Welcome aboard BoarCephus,  glad you found us.
	

	
	
		
		



		
		
	


	





Love the name and would love to see some pics of that smoker.


----------



## deejaydebi (Feb 27, 2007)

Welcome BoarCephus -

Always nice to have a new member to share recipes, ideas or just chew the fat. Pull up a chair and enjoy the wonders of the SMF.


----------



## cheech (Feb 27, 2007)

Yes please share pictures of your smoker.

Please do tell why did you move from Florida to Ill this time of year?


----------



## cool85k5 (Feb 27, 2007)

Welcome to the forum!


----------



## meowey (Feb 27, 2007)

Welcome, welcome!  Glad you are here!

Take care, have fun, and do good!

Regards,

Meowey


----------



## msmith (Feb 28, 2007)

Welcome aboard.


----------



## buddy (Feb 28, 2007)

Welcome to the SMF!


----------



## cajun_1 (Feb 28, 2007)

Welcome to the SMF


----------



## lovetosmoke (Feb 28, 2007)

Welcome aboard, I hope you enjoy.


----------



## peculiarmike (Feb 28, 2007)

"BoarCephus" - Yeah, you belong here.
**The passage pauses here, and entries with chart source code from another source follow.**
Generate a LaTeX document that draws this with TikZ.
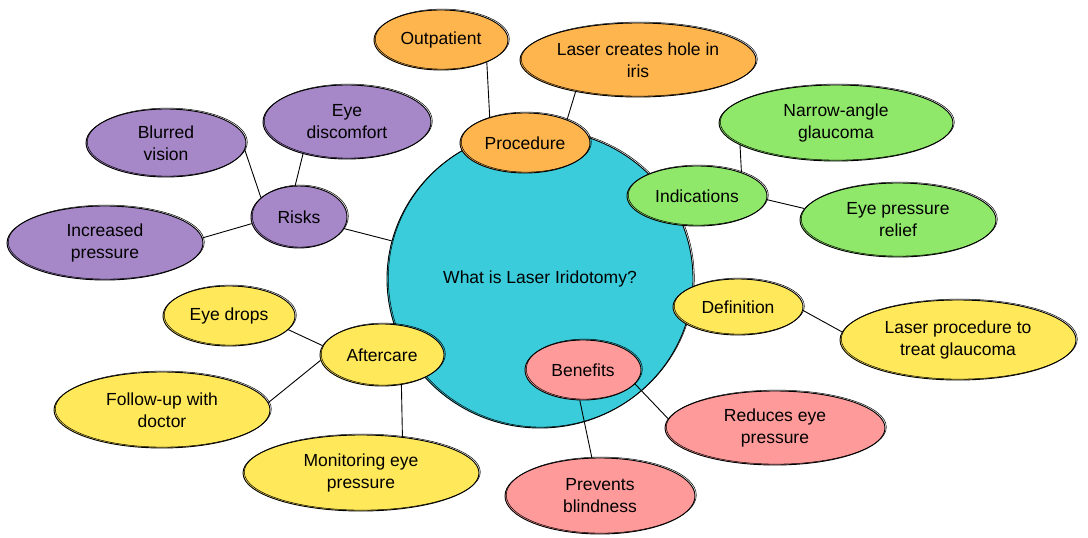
\documentclass[tikz,border=0pt]{standalone}
\usepackage{fontspec}
\setmainfont{Liberation Sans}
\usetikzlibrary{shapes.geometric}
\definecolor{cyanF}{HTML}{3ACCDB}
\definecolor{orangeF}{HTML}{FFB54D}
\definecolor{purpleF}{HTML}{A687C7}
\definecolor{greenF}{HTML}{8FE86A}
\definecolor{yellowF}{HTML}{FFE859}
\definecolor{pinkF}{HTML}{FF9A9A}
\begin{document}
\begin{tikzpicture}[x=1pt,y=-1pt,
  bub/.style={ellipse, draw=black, line width=0.9pt, inner sep=0pt, align=center,
    font=\fontsize{17.5}{22}\selectfont,
    postaction={draw=black, line width=0.5pt, transform canvas={xshift=1.3pt,yshift=0.9pt}}},
  conn/.style={draw=black, line width=0.9pt}]
\useasboundingbox (0,0) rectangle (1088,538);

\node[bub, fill=cyanF, minimum width=306pt, minimum height=298pt] (c) at (540,279) {What is Laser Iridotomy?};

\node[bub, fill=orangeF, minimum width=130pt, minimum height=60pt] (proc) at (525,143) {Procedure};
\node[bub, fill=orangeF, minimum width=134pt, minimum height=60pt] (outp) at (441,40) {Outpatient};
\node[bub, fill=orangeF, minimum width=236pt, minimum height=74pt] (hole) at (638,60) {Laser creates hole in\\iris};

\node[bub, fill=greenF, minimum width=140pt, minimum height=60pt] (ind) at (697,196) {Indications};
\node[bub, fill=greenF, minimum width=234pt, minimum height=76pt] (narrow) at (836,123) {Narrow-angle\\glaucoma};
\node[bub, fill=greenF, minimum width=196pt, minimum height=74pt] (relief) at (898,220) {Eye pressure\\relief};

\node[bub, fill=yellowF, minimum width=130pt, minimum height=56pt] (def) at (738,307) {Definition};
\node[bub, fill=yellowF, minimum width=236pt, minimum height=80pt] (lproc) at (958,340) {Laser procedure to\\treat glaucoma};

\node[bub, fill=pinkF, minimum width=116pt, minimum height=60pt] (ben) at (583,370) {Benefits};
\node[bub, fill=pinkF, minimum width=220pt, minimum height=74pt] (red) at (775,428) {Reduces eye\\pressure};
\node[bub, fill=pinkF, minimum width=190pt, minimum height=76pt] (prev) at (600,496) {Prevents\\blindness};

\node[bub, fill=yellowF, minimum width=124pt, minimum height=62pt] (aft) at (382,355) {Aftercare};
\node[bub, fill=yellowF, minimum width=132pt, minimum height=60pt] (drops) at (229,316) {Eye drops};
\node[bub, fill=yellowF, minimum width=216pt, minimum height=76pt] (follow) at (162,410) {Follow-up with\\doctor};
\node[bub, fill=yellowF, minimum width=236pt, minimum height=76pt] (mon) at (361,473) {Monitoring eye\\pressure};

\node[bub, fill=purpleF, minimum width=96pt, minimum height=62pt] (risks) at (299,217) {Risks};
\node[bub, fill=purpleF, minimum width=160pt, minimum height=68pt] (blur) at (166,143) {Blurred\\vision};
\node[bub, fill=purpleF, minimum width=168pt, minimum height=74pt] (disc) at (347,122) {Eye\\discomfort};
\node[bub, fill=purpleF, minimum width=196pt, minimum height=74pt] (incr) at (105,243) {Increased\\pressure};

\draw[conn] (outp.-26) -- (proc.144);
\draw[conn] (hole.207) -- (proc.29);
\draw[conn] (risks) -- (c);
\draw[conn] (blur.-5) -- (risks.153);
\draw[conn] (disc.216.5) -- (risks.97);
\draw[conn] (incr.3) -- (risks.188);
\draw[conn] (narrow.193.5) -- (ind.28);
\draw[conn] (ind.-3) -- (relief.173);
\draw[conn] (def.-3) -- (lproc.176);
\draw[conn] (ben.-15) -- (red.175);
\draw[conn] (ben.264) -- (prev.102.5);
\draw[conn] (drops.-13) -- (aft.171);
\draw[conn] (follow.4) -- (aft.185);
\draw[conn] (aft.-57.6) -- (mon.41);
\end{tikzpicture}
\end{document}
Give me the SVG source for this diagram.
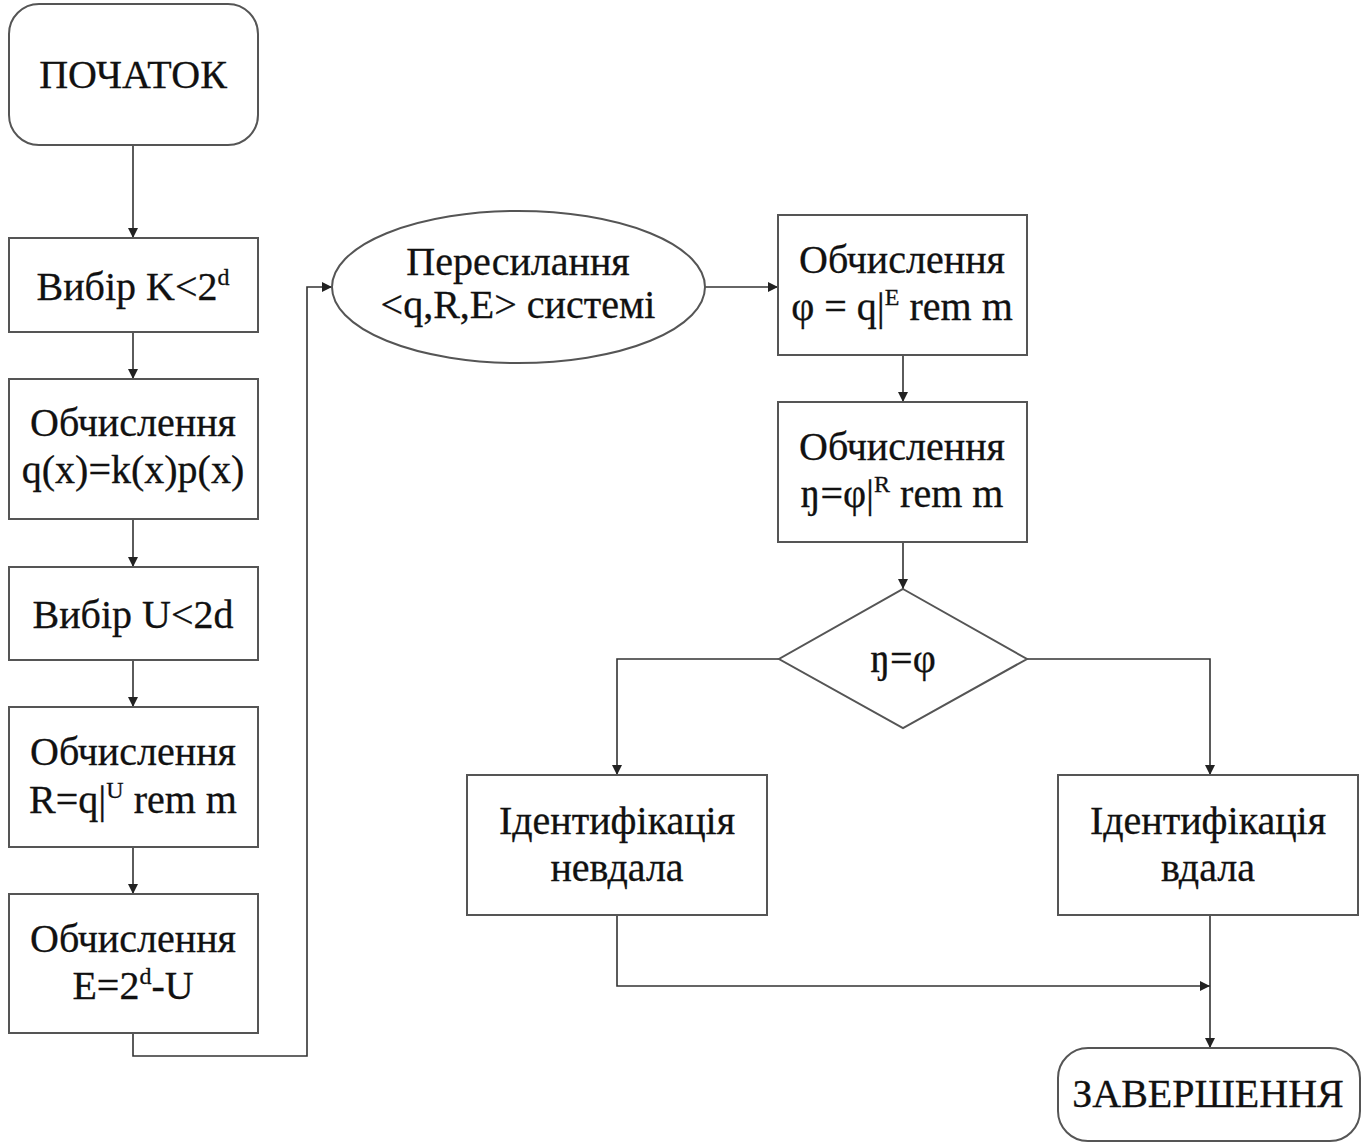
<svg xmlns="http://www.w3.org/2000/svg" width="1367" height="1146" viewBox="0 0 1367 1146">
  <defs>
    <marker id="arrow" viewBox="0 0 10 10" refX="10" refY="5" markerWidth="10" markerHeight="10" markerUnits="userSpaceOnUse" orient="auto">
      <path d="M0,0 L10,5 L0,10 Z" fill="#222"/>
    </marker>
  </defs>
  <style>
    .shape { fill: #fff; stroke: #555; stroke-width: 2; }
    .edge { fill: none; stroke: #333; stroke-width: 1.6; marker-end: url(#arrow); }
    text { font-family: "Liberation Serif", "Times New Roman", serif; font-size: 40px; fill: #111; stroke: #111; stroke-width: 0.3; text-anchor: middle; }
    .sup { font-size: 24px; }
  </style>
  <rect width="1367" height="1146" fill="#fff"/>

  <!-- connectors -->
  <g id="connectors">
    <line class="edge" x1="133" y1="145" x2="133" y2="238"/>
    <line class="edge" x1="133" y1="332" x2="133" y2="379"/>
    <line class="edge" x1="133" y1="519" x2="133" y2="567"/>
    <line class="edge" x1="133" y1="660" x2="133" y2="707"/>
    <line class="edge" x1="133" y1="847" x2="133" y2="894"/>
    <polyline class="edge" points="133,1033 133,1056 307,1056 307,287 332,287"/>
    <line class="edge" x1="705" y1="287" x2="778" y2="287"/>
    <line class="edge" x1="903" y1="355" x2="903" y2="402"/>
    <line class="edge" x1="903" y1="542" x2="903" y2="589"/>
    <polyline class="edge" points="779,659 617,659 617,775"/>
    <polyline class="edge" points="1027,659 1210,659 1210,775"/>
    <polyline class="edge" points="617,915 617,986 1210,986"/>
    <line class="edge" x1="1210" y1="915" x2="1210" y2="1048"/>
  </g>

  <g id="start">
    <rect class="shape" x="9" y="4" width="249" height="141" rx="30"/>
    <text x="133" y="88">ПОЧАТОК</text>
  </g>

  <g id="choose-k">
    <rect class="shape" x="9" y="238" width="249" height="94"/>
    <text x="133" y="300">Вибір K&lt;2<tspan class="sup" dy="-15">d</tspan></text>
  </g>

  <g id="calc-q">
    <rect class="shape" x="9" y="379" width="249" height="140"/>
    <text x="133" y="436">Обчислення</text>
    <text x="133" y="483">q(x)=k(x)p(x)</text>
  </g>

  <g id="choose-u">
    <rect class="shape" x="9" y="567" width="249" height="93"/>
    <text x="133" y="628">Вибір U&lt;2d</text>
  </g>

  <g id="calc-r">
    <rect class="shape" x="9" y="707" width="249" height="140"/>
    <text x="133" y="765">Обчислення</text>
    <text x="133" y="813">R=q|<tspan class="sup" dy="-15">U</tspan><tspan dy="15"> rem m</tspan></text>
  </g>

  <g id="calc-e">
    <rect class="shape" x="9" y="894" width="249" height="139"/>
    <text x="133" y="952">Обчислення</text>
    <text x="133" y="999">E=2<tspan class="sup" dy="-15">d</tspan><tspan dy="15">-U</tspan></text>
  </g>

  <g id="send">
    <ellipse class="shape" cx="518.5" cy="287" rx="186.5" ry="76"/>
    <text x="518" y="275">Пересилання</text>
    <text x="518" y="318">&lt;q,R,E&gt; системі</text>
  </g>

  <g id="calc-phi">
    <rect class="shape" x="778" y="215" width="249" height="140"/>
    <text x="902" y="273">Обчислення</text>
    <text x="902" y="320">φ = q|<tspan class="sup" dy="-15">E</tspan><tspan dy="15"> rem m</tspan></text>
  </g>

  <g id="calc-eta">
    <rect class="shape" x="778" y="402" width="249" height="140"/>
    <text x="902" y="460">Обчислення</text>
    <text x="902" y="507">ŋ=φ|<tspan class="sup" dy="-15">R</tspan><tspan dy="15"> rem m</tspan></text>
  </g>

  <g id="check">
    <polygon class="shape" points="903,589 1027,659 903,728 779,659"/>
    <text x="903" y="672">ŋ=φ</text>
  </g>

  <g id="fail">
    <rect class="shape" x="467" y="775" width="300" height="140"/>
    <text x="617" y="834">Ідентифікація</text>
    <text x="617" y="881">невдала</text>
  </g>

  <g id="success">
    <rect class="shape" x="1058" y="775" width="300" height="140"/>
    <text x="1208" y="834">Ідентифікація</text>
    <text x="1208" y="881">вдала</text>
  </g>

  <g id="finish">
    <rect class="shape" x="1058" y="1048" width="302" height="93" rx="30"/>
    <text x="1208" y="1107">ЗАВЕРШЕННЯ</text>
  </g>
</svg>
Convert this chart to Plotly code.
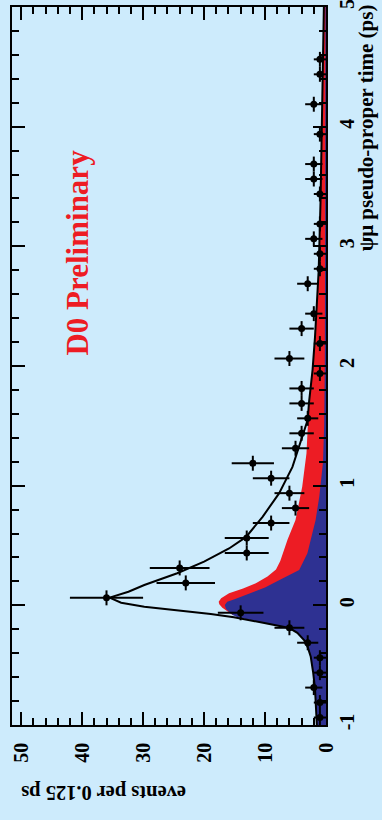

Welcome home.


----------



## zardnok (Feb 28, 2007)

Howdy Boar.  Welcome to our little corner of cyberspace!


----------



## boarcephus bbq team (Feb 28, 2007)

Good question but I am originally from here, was time to get back with family.  But the cold weather has not shut down the smoker.  Just catered last weekend during the ice storm and provides 18 racks of babies, 18 racks of spares, 24 whole chickens, 8 shoulders, and 10 briskets for a farmers appreciation dinner.... boy the ole milk tank smokers was a hummin!!!


----------



## smokyokie (Feb 28, 2007)

Welcome to the party BCBBQT.  Always nice to meet a new smokemeister.


And yeah what everybody else said about the pix of the smoker.  Is it stainless?  Where can I get one?

Tim


----------



## smokyokie (Feb 28, 2007)

What a coincidence, I was born in Tallahassee and moved to Champaign as a child.  Northerly migration is not a very common thing, at least not for humans.  What part of Illinois do you live in?

Tim


----------



## boarcephus bbq team (Feb 28, 2007)

I live in East Dubuque, Illinois on the border of Iowa and Wisconsin.  My dad however lives in Tulsa.  For the milk tank, tough to come by but check you local dairy farmers or auctions thats how the original owner got it.  Thanks for the reply and look forward to sharing ideas


----------



## gunslinger (Mar 1, 2007)

Welcome to SMF. I'd like to see pics too, but I'd really like to hear ya sing.


----------



## billclarkson (Mar 1, 2007)

Hope your all settle in and sure sounds like some mighty fine eaten you had for that farmer.  When you have a chance take a couple snap shots, we love pictures.

Bill


----------